From Inpainting to Layer Decomposition: Repurposing Generative Inpainting Models for Image Layer Decomposition
Jingxi Chen, Yixiao Zhang, Xiaoye Qian, Zongxia Li, Cornelia Fermuller, Caren Chen, Yiannis Aloimonos
TL;DR
The paper tackles image layer decomposition by reframing it as a combination of inpainting and outpainting and shows that a pre-trained diffusion-based inpainting model can be efficiently repurposed via lightweight fine-tuning to extract foreground with occlusion recovery and reconstruct the background with the object removed (Outpaint-and-Remove). It introduces a Multi-Modal Context Fusion with linear attention to preserve latent detail, a dual image-mask context, and a parameter-efficient fine-tuning regime using LoRA, along with RGBA foreground decoding. Training relies solely on public data, assembling roughly 100k image–foreground–background triplets from MULAN, LayerDiffuse, and OpenImages, enabling data-efficient learning. Empirical results on MULAN and real-world images demonstrate state-of-the-art performance for image layer decomposition and foreground removal, with substantial reductions in data and compute compared to fully fine-tuned baselines.
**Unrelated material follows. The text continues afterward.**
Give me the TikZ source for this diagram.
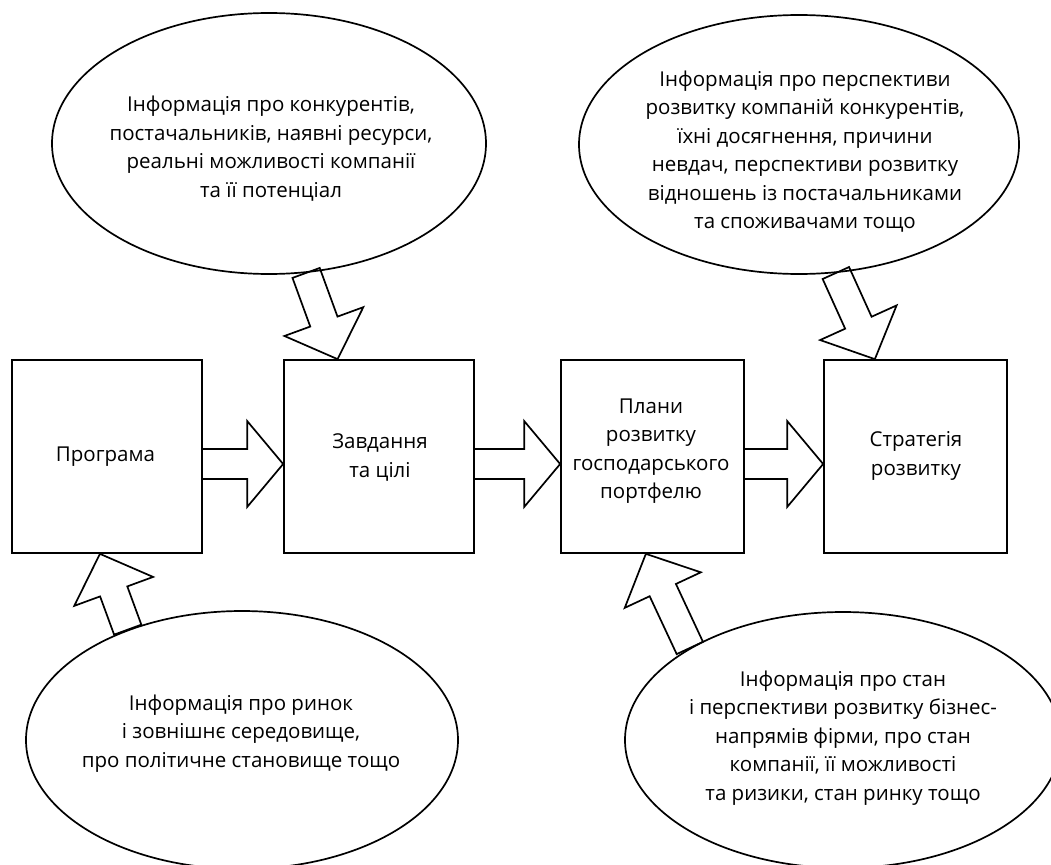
\documentclass[tikz,border=0pt]{standalone}
\usepackage{fontspec}
\setmainfont{Open Sans}
\usetikzlibrary{shapes.geometric,calc}
\newcommand\blockarr[2]{% #1 tail, #2 tip
  \coordinate (bh) at ($(#2)!40pt!(#1)$);
  \draw[barrow] ($(#1)!14.5pt!90:(#2)$) -- ($(bh)!14.5pt!90:(#2)$) -- ($(bh)!42pt!90:(#2)$) -- (#2)
    -- ($(bh)!42pt!-90:(#2)$) -- ($(bh)!14.5pt!-90:(#2)$) -- ($(#1)!14.5pt!-90:(#2)$) -- cycle;
}
\newcommand\harr[2]{% #1 start, #2 tip (horizontal)
  \draw[barrow] let \p1=(#1), \p2=(#2) in
    (\x1,\y1+15pt) -- (\x2-36pt,\y1+15pt) -- (\x2-36pt,\y1+43pt) -- (\x2,\y1)
    -- (\x2-36pt,\y1-43pt) -- (\x2-36pt,\y1-15pt) -- (\x1,\y1-15pt);
}
\tikzset{
  box/.style={draw, line width=1.7pt, minimum height=193pt, inner sep=0pt},
  oval/.style={draw, ellipse, line width=1.7pt, inner sep=0pt},
  txt/.style={align=center, inner sep=0pt, font=\fontsize{20.5}{28.5}\selectfont},
  barrow/.style={draw, line width=1.7pt, line join=miter},
}
\begin{document}
\begin{tikzpicture}[x=1pt,y=-1pt]
\useasboundingbox (0,0) rectangle (1051,864);
\clip (0,0) rectangle (1051,864);
% boxes
\node[box, minimum width=190pt] (prog) at (107,456.5) {};
\node[box, minimum width=190pt] (zavd) at (379,456.5) {};
\node[box, minimum width=183pt] (plan) at (652.5,456.5) {};
\node[box, minimum width=183pt] (strat) at (915.5,456.5) {};
\node[txt] (tprog) at (105.5,457) {Програма};
\node[txt] (tzavd) at (380,457.5) {Завдання\\та цілі};
\node[txt] (tplan) at (651,451) {Плани\\розвитку\\господарського\\портфелю};
\node[txt] (tstrat) at (916,456) {Стратегія\\розвитку};
% ellipses
\node[oval, minimum width=434pt, minimum height=261pt] (e1) at (269,143.5) {};
\node[oval, minimum width=440pt, minimum height=259pt] (e2) at (799,144.5) {};
\node[oval, minimum width=432pt, minimum height=258pt] (e3) at (242,740) {};
\node[oval, minimum width=436pt, minimum height=256pt] (e4) at (843,740) {};
% ellipse texts
\node[txt] (t1) at (271,148.5)
  {Інформація про конкурентів,\\постачальників, наявні ресурси,\\реальні можливості компанії\\та її потенціал};
\node[txt] (t2) at (805,151.5)
  {Інформація про перспективи\\розвитку компаній конкурентів,\\їхні досягнення, причини\\невдач, перспективи розвитку\\відношень із постачальниками\\та споживачами тощо};
\node[txt] (t3) at (241,733.5)
  {Інформація про ринок\\і зовнішнє середовище,\\про політичне становище тощо};
\node[txt] (t4) at (843,738)
  {Інформація про стан\\і перспективи розвитку бізнес-\\напрямів фірми, про стан\\компанії, її можливості\\та ризики, стан ринку тощо};
% horizontal block arrows
\harr{$(prog.east)+(0,7.5)$}{$(zavd.west)+(0,7.5)$}
\harr{$(zavd.east)+(0,7.5)$}{$(plan.west)+(0,7.5)$}
\harr{$(plan.east)+(0,7.5)$}{$(strat.west)+(0,7.5)$}
% diagonal block arrows
\coordinate (a1t) at (e1.-74);
\coordinate (a1p) at ($(zavd.north west)!0.284!(zavd.north east)$);
\blockarr{a1t}{a1p}
\coordinate (a2t) at (e2.-74);
\coordinate (a2p) at ($(strat.north west)!0.28!(strat.north east)$);
\blockarr{a2t}{a2p}
\coordinate (a3t) at (e3.136);
\coordinate (a3p) at ($(prog.south west)!0.463!(prog.south east)$);
\blockarr{a3t}{a3p}
\coordinate (a4t) at (e4.149);
\coordinate (a4p) at ($(plan.south west)!0.464!(plan.south east)$);
\blockarr{a4t}{a4p}
\end{tikzpicture}
\end{document}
The work enables flexible, high-quality layer editing and has practical impact for creative tools and downstream editing applications.
Abstract
Images can be viewed as layered compositions, foreground objects over background, with potential occlusions. This layered representation enables independent editing of elements, offering greater flexibility for content creation. Despite the progress in large generative models, decomposing a single image into layers remains challenging due to limited methods and data. We observe a strong connection between layer decomposition and in/outpainting tasks, and propose adapting a diffusion-based inpainting model for layer decomposition using lightweight finetuning. To further preserve detail in the latent space, we introduce a novel multi-modal context fusion module with linear attention complexity. Our model is trained purely on a synthetic dataset constructed from open-source assets and achieves superior performance in object removal and occlusion recovery, unlocking new possibilities in downstream editing and creative applications.